--- Begin ---
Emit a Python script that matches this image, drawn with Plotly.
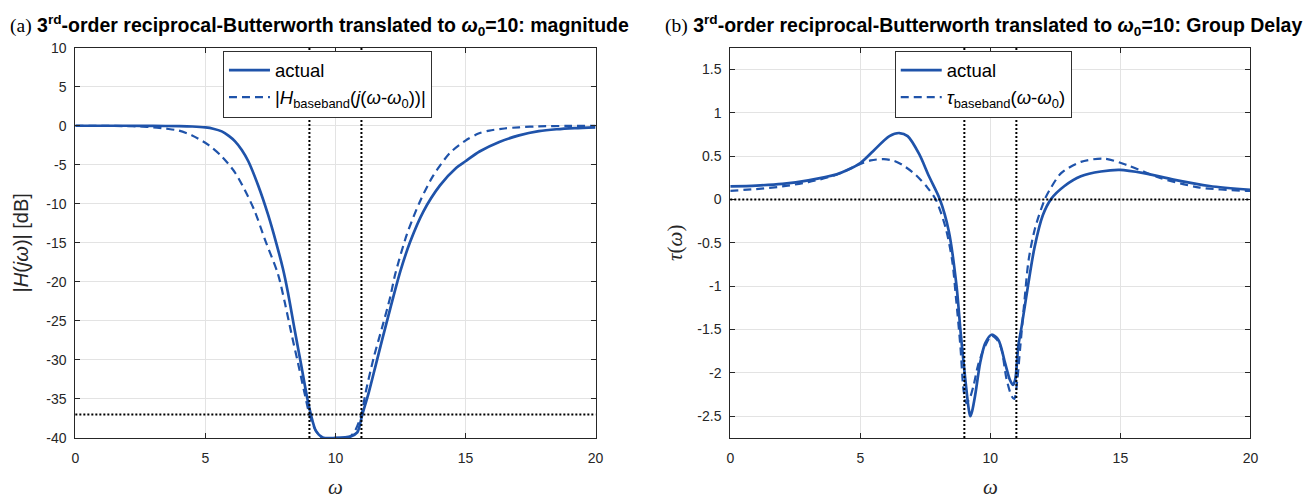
import plotly.graph_objects as go

# ---------------- data ----------------
# (a) magnitude, dB
mag_actual_w = [0, 1, 2, 3, 4, 4.5, 5, 5.3, 5.63, 5.9, 6.14, 6.4, 6.65, 7.03, 7.41, 7.73, 7.98,
                8.17, 8.43, 8.68, 8.91, 9.06, 9.25, 9.51, 10.0, 10.59, 10.84, 11.03, 11.28,
                11.54, 11.79, 12.11, 12.5, 12.87, 13.38, 14.02, 14.65, 15.0, 15.54, 16.3,
                17.06, 17.82, 18.5, 19.2, 20]
mag_actual_db = [0, 0, 0, -0.02, -0.05, -0.1, -0.22, -0.38, -0.72, -1.3, -2.0, -3.1, -4.55,
                 -7.66, -11.4, -15.1, -18.3, -21.3, -26.1, -30.6, -34.8, -37.05, -39.1,
                 -39.95, -40, -39.8, -39.3, -37.05, -34.2, -30.8, -27.5, -23.4, -18.6, -14.9,
                 -11.0, -7.65, -5.38, -4.55, -3.3, -2.07, -1.24, -0.7, -0.45, -0.3, -0.2]

mag_base_w = [0, 1, 2, 2.5, 3, 3.5, 3.98, 4.49, 5.13, 5.63, 6.14, 6.52, 6.9, 7.28, 7.79, 8.05,
              8.3, 8.56, 8.81, 9.0, 9.25, 9.5, 10, 10.5, 10.75, 11.0, 11.16, 11.48, 11.79,
              12.11, 12.3, 12.75, 13.25, 13.76, 14.4, 15.0, 15.5, 15.92, 16.5, 17.06, 17.82,
              19, 20]
mag_base_db = [0, -0.01, -0.05, -0.1, -0.2, -0.38, -0.62, -1.24, -2.48, -3.93, -6.0, -8.27,
               -10.97, -14.5, -19.0, -22.6, -26.5, -30.4, -34.2, -37, -39.1, -40, -40, -40,
               -39.1, -37, -34.2, -29.6, -25.9, -21.9, -19.0, -13.9, -9.7, -6.4, -3.5, -1.9,
               -1.0, -0.62, -0.35, -0.2, -0.08, -0.02, 0]

# (b) group delay
gd_actual_w = [0, 1, 2, 3, 4.09, 4.5, 5.0, 5.5, 6.12, 6.5, 6.82, 7.26, 7.64, 8.06, 8.4, 8.7,
               8.85, 8.97, 9.1, 9.18, 9.23, 9.3, 9.42, 9.61, 9.8, 10.05, 10.31, 10.56, 10.75,
               10.87, 10.96, 11.07, 11.2, 11.45, 11.7, 12.02, 12.34, 12.85, 13.48, 14.25, 14.98,
               15.9, 17.04, 18.43, 20]
gd_actual = [0.15, 0.16, 0.18, 0.22, 0.29, 0.34, 0.42, 0.56, 0.73, 0.766, 0.73, 0.525, 0.267,
             0, -0.363, -1.0, -1.51, -1.88, -2.25, -2.44, -2.5, -2.44, -2.25, -1.88, -1.66,
             -1.56, -1.62, -1.88, -2.08, -2.14, -2.07, -1.7, -1.47, -0.99, -0.55, -0.18, 0.007,
             0.155, 0.267, 0.322, 0.34, 0.303, 0.229, 0.155, 0.11]

gd_base_w = [0, 1, 2, 3, 4.09, 5.0, 5.4, 5.9, 6.3, 6.63, 7.13, 7.58, 7.9, 8.28, 8.53, 8.68,
             8.85, 8.97, 9.08, 9.2, 9.36, 9.52, 9.74, 10.05, 10.26, 10.43, 10.62, 10.82, 10.92,
             11.03, 11.15, 11.32, 11.47, 11.72, 12.09, 12.3, 12.72, 13.48, 14.37, 15.26, 16.53,
             18.05, 19.83, 20]
gd_base = [0.1, 0.12, 0.15, 0.2, 0.285, 0.41, 0.45, 0.465, 0.445, 0.396, 0.284, 0.137, 0,
           -0.326, -0.7, -1.14, -1.7, -2.2, -2.35, -2.3, -2.14, -1.92, -1.73, -1.57, -1.62,
           -1.73, -2.07, -2.27, -2.3, -2.1, -1.7, -1.14, -0.7, -0.33, 0, 0.12, 0.303, 0.433,
           0.47, 0.396, 0.248, 0.137, 0.1, 0.1]

band_edges = [9, 11]          # vertical dotted markers
mag_ref_level = -37           # horizontal dotted marker in (a)
gd_ref_level = 0              # horizontal dotted marker in (b)

x_ticks = [0, 5, 10, 15, 20]
mag_ticks = [-40, -35, -30, -25, -20, -15, -10, -5, 0, 5, 10]
gd_ticks = [-2.5, -2, -1.5, -1, -0.5, 0, 0.5, 1, 1.5]

# ---------------- styling ----------------
W, H = 1307, 504
BLUE = "#1f53aa"
TXT = "#262626"
GRID = "#e3e3e3"
SANS = "Liberation Sans, Arial, sans-serif"
SERIF = "Liberation Serif, Times New Roman, serif"

fig = go.Figure()

solid = dict(color=BLUE, width=2.7, shape="spline", smoothing=0.8)
dashed = dict(color=BLUE, width=2.2, dash="8px,5px", shape="spline", smoothing=0.8)

fig.add_trace(go.Scatter(x=mag_actual_w, y=mag_actual_db, mode="lines", name="actual",
                         line=solid, xaxis="x", yaxis="y", legend="legend"))
fig.add_trace(go.Scatter(x=mag_base_w, y=mag_base_db, mode="lines",
                         name="|<i>H</i><sub>baseband</sub>(<i>j</i>(<i>ω</i>-<i>ω</i><sub>0</sub>))|",
                         line=dashed, xaxis="x", yaxis="y", legend="legend"))
fig.add_trace(go.Scatter(x=gd_actual_w, y=gd_actual, mode="lines", name="actual",
                         line=solid, xaxis="x2", yaxis="y2", legend="legend2"))
fig.add_trace(go.Scatter(x=gd_base_w, y=gd_base, mode="lines",
                         name="<i>τ</i><sub>baseband</sub>(<i>ω</i>-<i>ω</i><sub>0</sub>)",
                         line=dashed, xaxis="x2", yaxis="y2", legend="legend2"))

# dotted reference lines
DOT = dict(color="black", width=2, dash="2px,2px")
shapes = []
for xr, yr in (("x", "y"), ("x2", "y2")):
    for e in band_edges:
        shapes.append(dict(type="line", xref=xr, yref=yr + " domain", x0=e, x1=e, y0=0, y1=1,
                           line=DOT, layer="above"))
shapes.append(dict(type="line", xref="x domain", yref="y", x0=0, x1=1, y0=mag_ref_level,
                   y1=mag_ref_level, line=DOT, layer="above"))
shapes.append(dict(type="line", xref="x2 domain", yref="y2", x0=0, x1=1, y0=gd_ref_level,
                   y1=gd_ref_level, line=DOT, layer="above"))

x1d = [72 / W, 597 / W]
x2d = [733 / W, 1258 / W]
yd = [1 - 444 / H, 1 - 41 / H]

axis_common = dict(showline=True, linecolor=TXT, linewidth=1, mirror="allticks",
                   ticks="inside", ticklen=5, tickcolor=TXT, showgrid=True, gridcolor=GRID,
                   gridwidth=1, zeroline=False, tickfont=dict(family=SANS, size=14, color=TXT))

fig.update_layout(
    width=W, height=H, margin=dict(l=0, r=0, t=0, b=0),
    paper_bgcolor="white", plot_bgcolor="white",
    xaxis=dict(domain=x1d, range=[0, 20], tickvals=x_ticks, ticktext=[f"{v:g}" for v in x_ticks],
               anchor="y", ticklabelstandoff=7,
               title=dict(text="<i>ω</i>", font=dict(family=SERIF, size=21, color=TXT), standoff=14),
               **axis_common),
    yaxis=dict(domain=yd, range=[-40, 10], tickvals=mag_ticks, ticktext=[f"{v:g}" for v in mag_ticks],
               anchor="x", ticklabelstandoff=5,
               title=dict(text="|<i>H</i>(<i>jω</i>)| [dB]", font=dict(family=SANS, size=20, color=TXT), standoff=12),
               **axis_common),
    xaxis2=dict(domain=x2d, range=[0, 20], tickvals=x_ticks, ticktext=[f"{v:g}" for v in x_ticks],
                anchor="y2", ticklabelstandoff=7,
                title=dict(text="<i>ω</i>", font=dict(family=SERIF, size=21, color=TXT), standoff=14),
                **axis_common),
    yaxis2=dict(domain=yd, range=[-2.75, 1.75], tickvals=gd_ticks, ticktext=[f"{v:g}" for v in gd_ticks],
                anchor="x2", ticklabelstandoff=5,
                title=dict(text="<i>τ</i>(<i>ω</i>)", font=dict(family=SERIF, size=21, color=TXT), standoff=8),
                **axis_common),
    shapes=shapes,
    legend=dict(x=221 / W, y=1 - 44 / H, xanchor="left", yanchor="top", bgcolor="white",
                bordercolor="#303030", borderwidth=1, font=dict(family=SANS, size=18.5, color="black"),
                tracegroupgap=0, itemwidth=41),
    legend2=dict(x=899 / W, y=1 - 44 / H, xanchor="left", yanchor="top", bgcolor="white",
                 bordercolor="#303030", borderwidth=1, font=dict(family=SANS, size=18.5, color="black"),
                 tracegroupgap=0, itemwidth=41),
    annotations=[
        dict(xref="paper", yref="paper", x=4 / W, y=1 - 18 / H, xanchor="left", yanchor="middle",
             showarrow=False,
             text="<span style='font-family:Liberation Serif;font-weight:normal'>(a)</span> <b>3<sup>rd</sup>-order reciprocal-Butterworth translated to <i>ω</i><sub>0</sub>=10: magnitude</b>",
             font=dict(family=SANS, size=19.5, color="black")),
        dict(xref="paper", yref="paper", x=665 / W, y=1 - 18 / H, xanchor="left", yanchor="middle",
             showarrow=False,
             text="<span style='font-family:Liberation Serif;font-weight:normal'>(b)</span> <b>3<sup>rd</sup>-order reciprocal-Butterworth translated to <i>ω</i><sub>0</sub>=10: Group Delay</b>",
             font=dict(family=SANS, size=19.5, color="black")),
    ],
)

fig.write_html("out.html")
--- End ---
## Task prompt
Leave out any pictures and return exactly the lines from the beginning of the data through the line with "-1.0, -0.62, -0.35, -0.2, -0.08, -0.02, 0]", inclusive.

## Result for this task
Emit a Python script that matches this image, drawn with Plotly.
import plotly.graph_objects as go

# ---------------- data ----------------
# (a) magnitude, dB
mag_actual_w = [0, 1, 2, 3, 4, 4.5, 5, 5.3, 5.63, 5.9, 6.14, 6.4, 6.65, 7.03, 7.41, 7.73, 7.98,
                8.17, 8.43, 8.68, 8.91, 9.06, 9.25, 9.51, 10.0, 10.59, 10.84, 11.03, 11.28,
                11.54, 11.79, 12.11, 12.5, 12.87, 13.38, 14.02, 14.65, 15.0, 15.54, 16.3,
                17.06, 17.82, 18.5, 19.2, 20]
mag_actual_db = [0, 0, 0, -0.02, -0.05, -0.1, -0.22, -0.38, -0.72, -1.3, -2.0, -3.1, -4.55,
                 -7.66, -11.4, -15.1, -18.3, -21.3, -26.1, -30.6, -34.8, -37.05, -39.1,
                 -39.95, -40, -39.8, -39.3, -37.05, -34.2, -30.8, -27.5, -23.4, -18.6, -14.9,
                 -11.0, -7.65, -5.38, -4.55, -3.3, -2.07, -1.24, -0.7, -0.45, -0.3, -0.2]

mag_base_w = [0, 1, 2, 2.5, 3, 3.5, 3.98, 4.49, 5.13, 5.63, 6.14, 6.52, 6.9, 7.28, 7.79, 8.05,
              8.3, 8.56, 8.81, 9.0, 9.25, 9.5, 10, 10.5, 10.75, 11.0, 11.16, 11.48, 11.79,
              12.11, 12.3, 12.75, 13.25, 13.76, 14.4, 15.0, 15.5, 15.92, 16.5, 17.06, 17.82,
              19, 20]
mag_base_db = [0, -0.01, -0.05, -0.1, -0.2, -0.38, -0.62, -1.24, -2.48, -3.93, -6.0, -8.27,
               -10.97, -14.5, -19.0, -22.6, -26.5, -30.4, -34.2, -37, -39.1, -40, -40, -40,
               -39.1, -37, -34.2, -29.6, -25.9, -21.9, -19.0, -13.9, -9.7, -6.4, -3.5, -1.9,
               -1.0, -0.62, -0.35, -0.2, -0.08, -0.02, 0]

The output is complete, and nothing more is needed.